Without coughing up a dollar here or there, great mobile experiences like Clumsy Ninja, Candy Crush Saga and Plants Vs Zombies 2 can force players to slog through hours of gameplay (grinding) in order to progress, the game tempting players to buy past the monotony with in-game currency and lives at a constant pace. And that’s aside from the egregious examples of microtransaction abuse like the child friendly Angry Birds: Go! offering a car for $99.99.
There are already warning signs that Early Access has started to become twisted by major publishers in the same way. Destiny will be offering a beta this summer, but only for players who pre-order the game. The beta will undoubtedly be useful, as Destiny is dependent on MMO-like multiplayer system and will benefit greatly from a test run. The potential problem is Activision trying to persuade users to put their money down for the full game just to get buggy, incomplete access to a AAA title early. That’s not new, but its growing prevalence could set a dangerous precedent, especially as the game has shot up in pre-orders since the beta was announced.
Major publishers have also shown that when it comes to selling completely… complete games, they can’t always be trusted. Season passes for games like Call of Duty, BioShock: Infinite and Assassin’s Creed acknowledge that even when a game hits retailers, there is content being developed for the title that will not be accessible unless an additional fee is paid.
DLC is planned well before a game is released (either to lengthen a product’s profitability, or simply keep players from trading in their copies), not to mention console and outlet-exclusive DLC and character or weapon skins that grant certain buyers content that others will never see. Is it so hard to imagine a world where EA could break tradition with their top-tier titles, and charge full price for a Battlefield ‘Early Access,’ only to release an unfinished game while still happily accepting consumer’s money? Oh wait, that already happened with Battlefield 4 – they just didn’t have an Early Access label (read:excuse) to hide behind.

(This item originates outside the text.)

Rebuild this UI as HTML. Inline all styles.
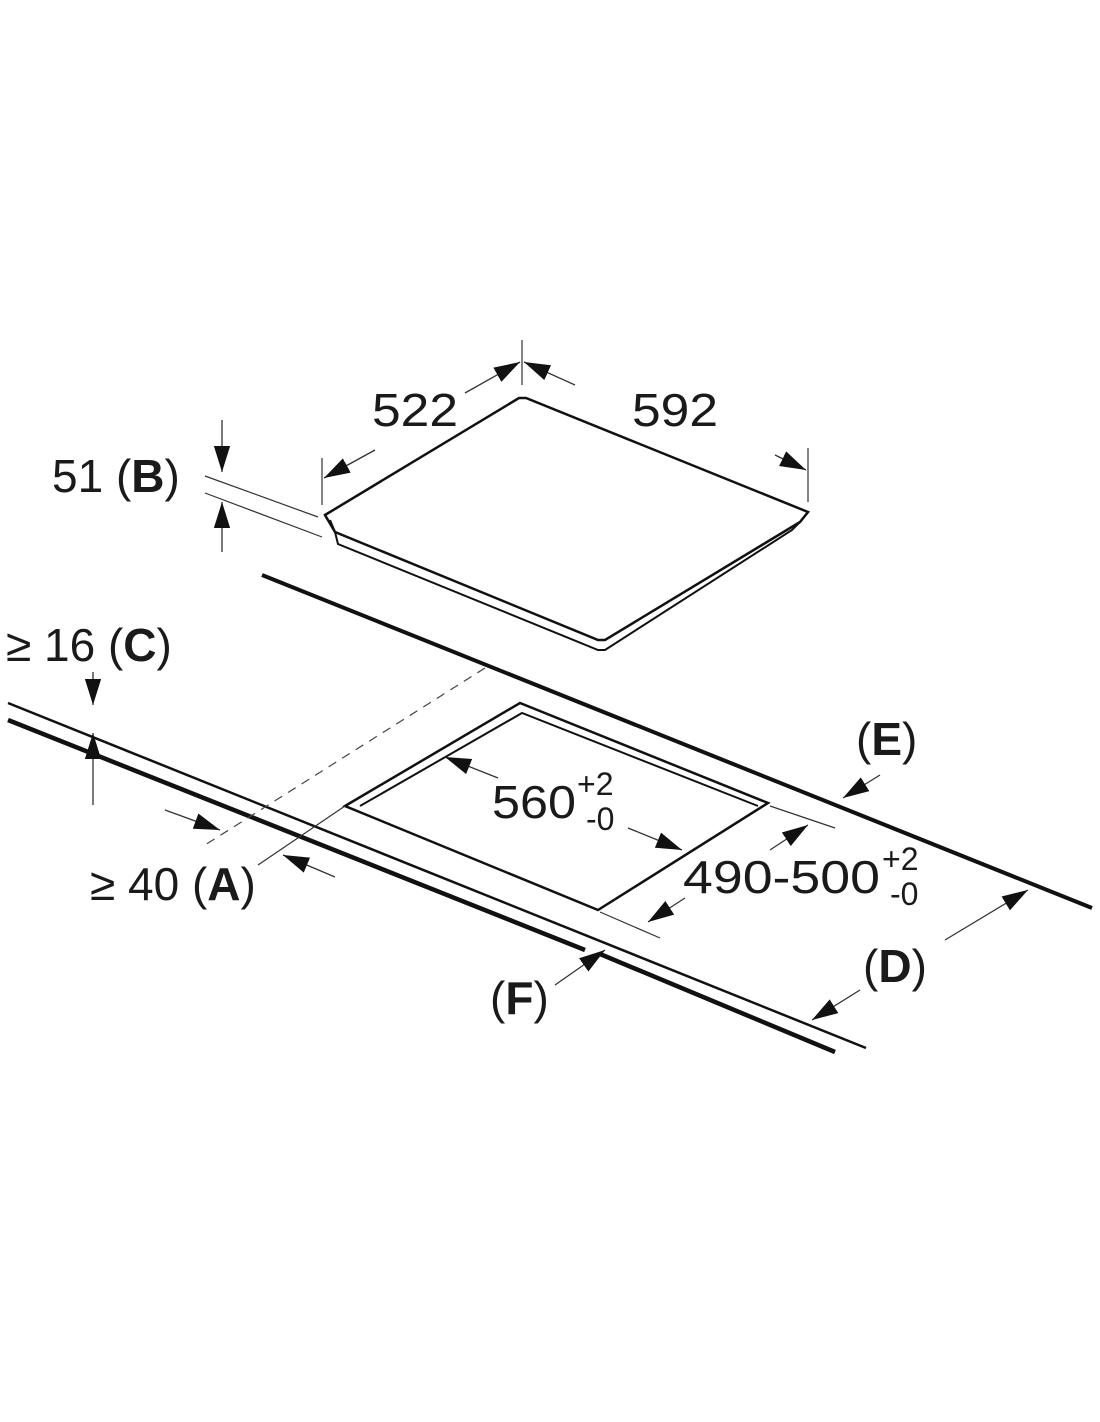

Early Access is, at its heart, a worthwhile program doing great things for certain studios, and has every chance of turning out well in the end. But above all, it’s largely a trust-based system that works on transparency and communication that has excelled in the past and is doing so now. But the gaming industry is undeniably one in which massive publishers can grasp thoughtlessly at trends, meaning those pillars of trust and communication could quickly disappear as ‘Early Access’ becomes more ‘mainstream’.
Unfortunately, gamers live in a world where tools that are meant to offer them choice and increased flexibility can be twisted to bleed money from their very pockets. If certain publishers and indie studios end up misusing the payment method, we can only hope that the loudest critics remember to blame the workmen, and not the tool, so the makers of quality titles truly in need of some extra help can continue to thrive.